The German Ministry of Defence put Wilhelm Bauer (formerly U-2540) up for sale, and it was later acquired by the board of trustees of the German Maritime Museum Association and the Deutsches Schiffahrtsmuseum (German Maritime Museum) in Bremerhaven.

The design of the Type XXI had a direct impact on the development of advanced post-war submarines.

The submarine was painstakingly restored to its original World War II configuration, including the installation of mock 2cm Flak 30 AA Guns and the removal of its glazed bridge from the Bundesmarine. Its propellers were also placed at the museum’s entrance.

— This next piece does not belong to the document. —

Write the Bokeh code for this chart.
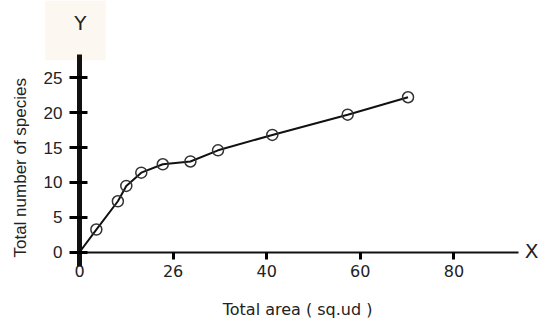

The Wilhelm Bauer, now bearing the name U-2540 again, was opened to the public as a museum ship on April 27, 1984, in Bremerhaven.

It is currently sponsored by the Wilhelm Bauer Technology Museum Association and is the last Type XXI U-boat afloat and the last unmodified U-boat accessible to the public.

It is one of only four WWII U-boats left on display, alongside U-505, U-534 (Type IX and IXC/41, respectively), and U-995 (Type VIIC/4).